■ PROBLEM DESCRIPTION
Leaving out the pictures, retype the lines from the beginning of the listing through the line containing "const cLandetAlle = '#46bdc6';".

#####

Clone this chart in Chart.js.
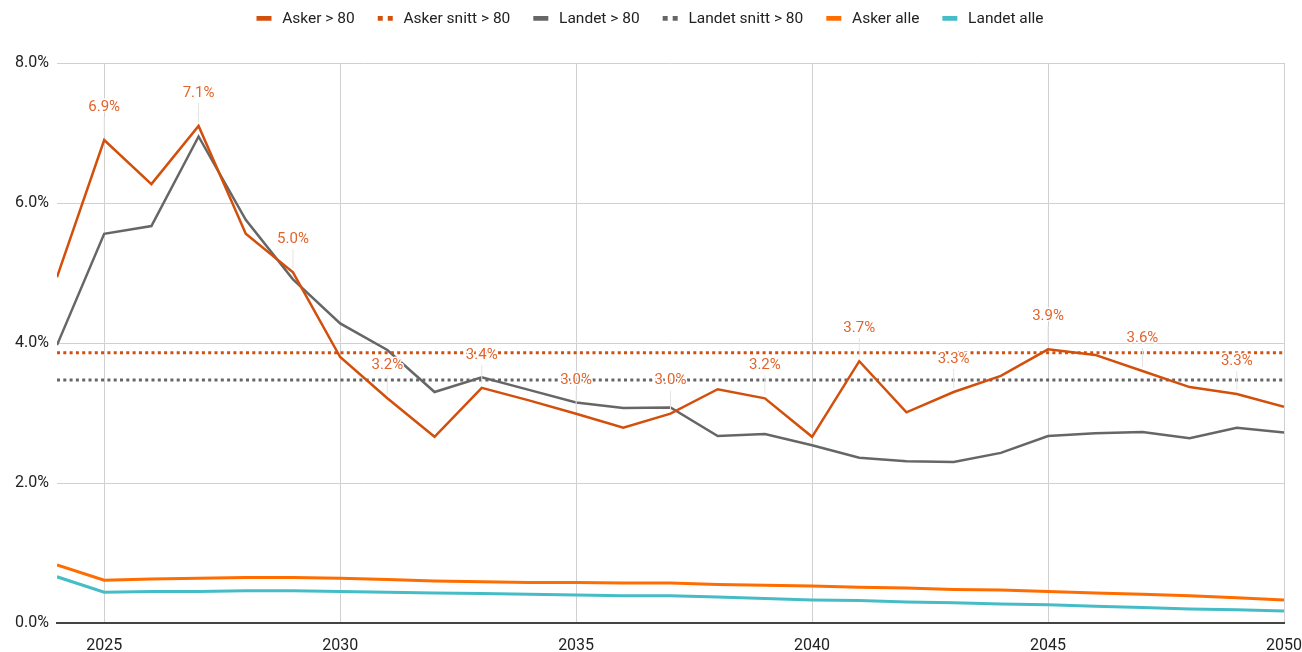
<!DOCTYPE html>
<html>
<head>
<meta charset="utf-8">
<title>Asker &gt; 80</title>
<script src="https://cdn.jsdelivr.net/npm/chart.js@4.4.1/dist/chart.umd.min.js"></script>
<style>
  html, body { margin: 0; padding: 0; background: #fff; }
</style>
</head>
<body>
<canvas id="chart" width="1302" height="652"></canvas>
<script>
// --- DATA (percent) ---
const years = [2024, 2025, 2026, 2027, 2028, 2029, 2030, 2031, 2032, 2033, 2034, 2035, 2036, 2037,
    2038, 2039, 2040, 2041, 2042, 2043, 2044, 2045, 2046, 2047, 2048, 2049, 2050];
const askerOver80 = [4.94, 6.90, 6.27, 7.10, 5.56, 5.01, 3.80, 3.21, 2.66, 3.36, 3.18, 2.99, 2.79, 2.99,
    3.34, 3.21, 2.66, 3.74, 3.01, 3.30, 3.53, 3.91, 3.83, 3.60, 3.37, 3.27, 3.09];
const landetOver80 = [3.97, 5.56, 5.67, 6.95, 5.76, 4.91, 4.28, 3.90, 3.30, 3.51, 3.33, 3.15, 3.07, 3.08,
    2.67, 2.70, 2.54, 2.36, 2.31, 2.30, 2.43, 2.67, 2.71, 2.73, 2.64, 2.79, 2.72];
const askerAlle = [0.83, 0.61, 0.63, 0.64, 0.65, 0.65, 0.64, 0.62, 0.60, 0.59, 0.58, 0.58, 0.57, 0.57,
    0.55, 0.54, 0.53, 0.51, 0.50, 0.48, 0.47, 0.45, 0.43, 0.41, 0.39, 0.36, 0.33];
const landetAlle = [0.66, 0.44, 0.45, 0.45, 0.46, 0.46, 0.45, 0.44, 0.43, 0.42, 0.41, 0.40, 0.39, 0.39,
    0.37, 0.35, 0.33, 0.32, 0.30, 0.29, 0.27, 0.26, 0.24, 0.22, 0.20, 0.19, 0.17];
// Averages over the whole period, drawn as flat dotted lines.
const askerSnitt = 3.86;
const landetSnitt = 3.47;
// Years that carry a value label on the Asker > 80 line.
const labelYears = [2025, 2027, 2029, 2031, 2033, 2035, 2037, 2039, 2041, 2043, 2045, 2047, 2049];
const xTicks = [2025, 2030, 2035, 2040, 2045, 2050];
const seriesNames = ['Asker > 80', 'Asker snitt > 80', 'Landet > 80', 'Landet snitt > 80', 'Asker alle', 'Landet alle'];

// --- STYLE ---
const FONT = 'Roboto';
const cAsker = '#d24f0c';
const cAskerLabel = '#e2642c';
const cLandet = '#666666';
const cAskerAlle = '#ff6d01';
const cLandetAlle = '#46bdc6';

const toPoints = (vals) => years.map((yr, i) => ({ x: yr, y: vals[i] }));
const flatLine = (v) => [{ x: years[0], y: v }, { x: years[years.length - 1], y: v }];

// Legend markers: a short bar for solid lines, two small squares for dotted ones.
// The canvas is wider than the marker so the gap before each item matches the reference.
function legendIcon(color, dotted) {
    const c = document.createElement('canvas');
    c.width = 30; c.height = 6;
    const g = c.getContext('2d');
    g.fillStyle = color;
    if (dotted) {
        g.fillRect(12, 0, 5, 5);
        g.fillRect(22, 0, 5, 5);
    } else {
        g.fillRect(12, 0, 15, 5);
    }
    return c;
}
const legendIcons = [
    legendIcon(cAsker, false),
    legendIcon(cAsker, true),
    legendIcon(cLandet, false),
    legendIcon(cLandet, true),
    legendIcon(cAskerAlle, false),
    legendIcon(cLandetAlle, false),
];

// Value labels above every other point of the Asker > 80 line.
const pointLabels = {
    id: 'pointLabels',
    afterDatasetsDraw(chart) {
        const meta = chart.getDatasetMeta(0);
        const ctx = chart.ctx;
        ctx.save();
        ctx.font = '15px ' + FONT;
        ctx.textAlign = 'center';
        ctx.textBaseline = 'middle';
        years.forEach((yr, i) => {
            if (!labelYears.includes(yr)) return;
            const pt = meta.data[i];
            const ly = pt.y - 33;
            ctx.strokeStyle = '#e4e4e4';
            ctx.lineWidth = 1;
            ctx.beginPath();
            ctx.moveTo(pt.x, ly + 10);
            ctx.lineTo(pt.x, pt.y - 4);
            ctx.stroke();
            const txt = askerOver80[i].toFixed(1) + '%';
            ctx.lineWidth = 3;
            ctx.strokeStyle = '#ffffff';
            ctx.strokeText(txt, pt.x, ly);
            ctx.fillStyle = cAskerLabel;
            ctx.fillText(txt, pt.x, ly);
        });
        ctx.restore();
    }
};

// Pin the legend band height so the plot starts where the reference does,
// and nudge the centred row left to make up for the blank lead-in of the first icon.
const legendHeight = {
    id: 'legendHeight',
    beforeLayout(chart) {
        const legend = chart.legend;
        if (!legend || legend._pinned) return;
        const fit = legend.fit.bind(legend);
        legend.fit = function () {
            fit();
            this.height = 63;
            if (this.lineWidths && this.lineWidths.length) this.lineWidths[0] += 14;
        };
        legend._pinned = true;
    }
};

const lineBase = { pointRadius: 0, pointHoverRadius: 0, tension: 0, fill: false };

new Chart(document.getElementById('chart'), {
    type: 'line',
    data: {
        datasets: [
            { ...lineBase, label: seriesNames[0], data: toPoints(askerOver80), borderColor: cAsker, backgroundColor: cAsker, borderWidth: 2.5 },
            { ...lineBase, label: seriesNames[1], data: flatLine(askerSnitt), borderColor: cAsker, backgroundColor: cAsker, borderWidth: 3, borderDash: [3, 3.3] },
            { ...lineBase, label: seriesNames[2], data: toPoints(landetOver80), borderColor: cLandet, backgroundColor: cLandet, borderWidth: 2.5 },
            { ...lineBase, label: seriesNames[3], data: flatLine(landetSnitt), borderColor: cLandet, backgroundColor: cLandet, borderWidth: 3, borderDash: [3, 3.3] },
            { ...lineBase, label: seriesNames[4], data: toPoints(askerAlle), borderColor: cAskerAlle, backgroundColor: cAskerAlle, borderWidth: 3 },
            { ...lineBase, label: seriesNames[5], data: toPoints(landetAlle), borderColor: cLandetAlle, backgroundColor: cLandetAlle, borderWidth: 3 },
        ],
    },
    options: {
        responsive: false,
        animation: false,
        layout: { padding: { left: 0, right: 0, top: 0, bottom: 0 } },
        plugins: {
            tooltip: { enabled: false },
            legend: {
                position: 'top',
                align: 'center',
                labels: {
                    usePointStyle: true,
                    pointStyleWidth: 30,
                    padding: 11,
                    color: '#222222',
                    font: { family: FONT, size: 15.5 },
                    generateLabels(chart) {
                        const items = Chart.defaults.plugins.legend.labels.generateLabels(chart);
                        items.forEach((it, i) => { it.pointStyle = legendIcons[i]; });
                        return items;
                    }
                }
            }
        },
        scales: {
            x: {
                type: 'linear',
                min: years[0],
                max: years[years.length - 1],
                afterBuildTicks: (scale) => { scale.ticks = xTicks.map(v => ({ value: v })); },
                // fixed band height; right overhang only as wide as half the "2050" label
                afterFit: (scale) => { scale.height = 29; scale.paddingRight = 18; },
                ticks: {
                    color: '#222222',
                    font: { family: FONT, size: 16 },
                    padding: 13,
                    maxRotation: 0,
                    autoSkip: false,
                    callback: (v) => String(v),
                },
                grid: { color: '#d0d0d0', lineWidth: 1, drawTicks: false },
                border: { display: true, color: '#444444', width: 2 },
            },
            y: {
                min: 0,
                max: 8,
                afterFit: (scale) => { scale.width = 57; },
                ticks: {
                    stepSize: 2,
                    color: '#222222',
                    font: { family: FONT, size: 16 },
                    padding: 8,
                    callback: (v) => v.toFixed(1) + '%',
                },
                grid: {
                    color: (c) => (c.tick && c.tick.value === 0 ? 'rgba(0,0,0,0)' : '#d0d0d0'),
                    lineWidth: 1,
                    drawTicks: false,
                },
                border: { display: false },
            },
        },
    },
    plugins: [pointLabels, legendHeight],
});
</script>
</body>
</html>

#####

■ SOLUTION FOR THIS TASK
Clone this chart in Chart.js.
<!DOCTYPE html>
<html>
<head>
<meta charset="utf-8">
<title>Asker &gt; 80</title>
<script src="https://cdn.jsdelivr.net/npm/chart.js@4.4.1/dist/chart.umd.min.js"></script>
<style>
  html, body { margin: 0; padding: 0; background: #fff; }
</style>
</head>
<body>
<canvas id="chart" width="1302" height="652"></canvas>
<script>
// --- DATA (percent) ---
const years = [2024, 2025, 2026, 2027, 2028, 2029, 2030, 2031, 2032, 2033, 2034, 2035, 2036, 2037,
    2038, 2039, 2040, 2041, 2042, 2043, 2044, 2045, 2046, 2047, 2048, 2049, 2050];
const askerOver80 = [4.94, 6.90, 6.27, 7.10, 5.56, 5.01, 3.80, 3.21, 2.66, 3.36, 3.18, 2.99, 2.79, 2.99,
    3.34, 3.21, 2.66, 3.74, 3.01, 3.30, 3.53, 3.91, 3.83, 3.60, 3.37, 3.27, 3.09];
const landetOver80 = [3.97, 5.56, 5.67, 6.95, 5.76, 4.91, 4.28, 3.90, 3.30, 3.51, 3.33, 3.15, 3.07, 3.08,
    2.67, 2.70, 2.54, 2.36, 2.31, 2.30, 2.43, 2.67, 2.71, 2.73, 2.64, 2.79, 2.72];
const askerAlle = [0.83, 0.61, 0.63, 0.64, 0.65, 0.65, 0.64, 0.62, 0.60, 0.59, 0.58, 0.58, 0.57, 0.57,
    0.55, 0.54, 0.53, 0.51, 0.50, 0.48, 0.47, 0.45, 0.43, 0.41, 0.39, 0.36, 0.33];
const landetAlle = [0.66, 0.44, 0.45, 0.45, 0.46, 0.46, 0.45, 0.44, 0.43, 0.42, 0.41, 0.40, 0.39, 0.39,
    0.37, 0.35, 0.33, 0.32, 0.30, 0.29, 0.27, 0.26, 0.24, 0.22, 0.20, 0.19, 0.17];
// Averages over the whole period, drawn as flat dotted lines.
const askerSnitt = 3.86;
const landetSnitt = 3.47;
// Years that carry a value label on the Asker > 80 line.
const labelYears = [2025, 2027, 2029, 2031, 2033, 2035, 2037, 2039, 2041, 2043, 2045, 2047, 2049];
const xTicks = [2025, 2030, 2035, 2040, 2045, 2050];
const seriesNames = ['Asker > 80', 'Asker snitt > 80', 'Landet > 80', 'Landet snitt > 80', 'Asker alle', 'Landet alle'];

// --- STYLE ---
const FONT = 'Roboto';
const cAsker = '#d24f0c';
const cAskerLabel = '#e2642c';
const cLandet = '#666666';
const cAskerAlle = '#ff6d01';
const cLandetAlle = '#46bdc6';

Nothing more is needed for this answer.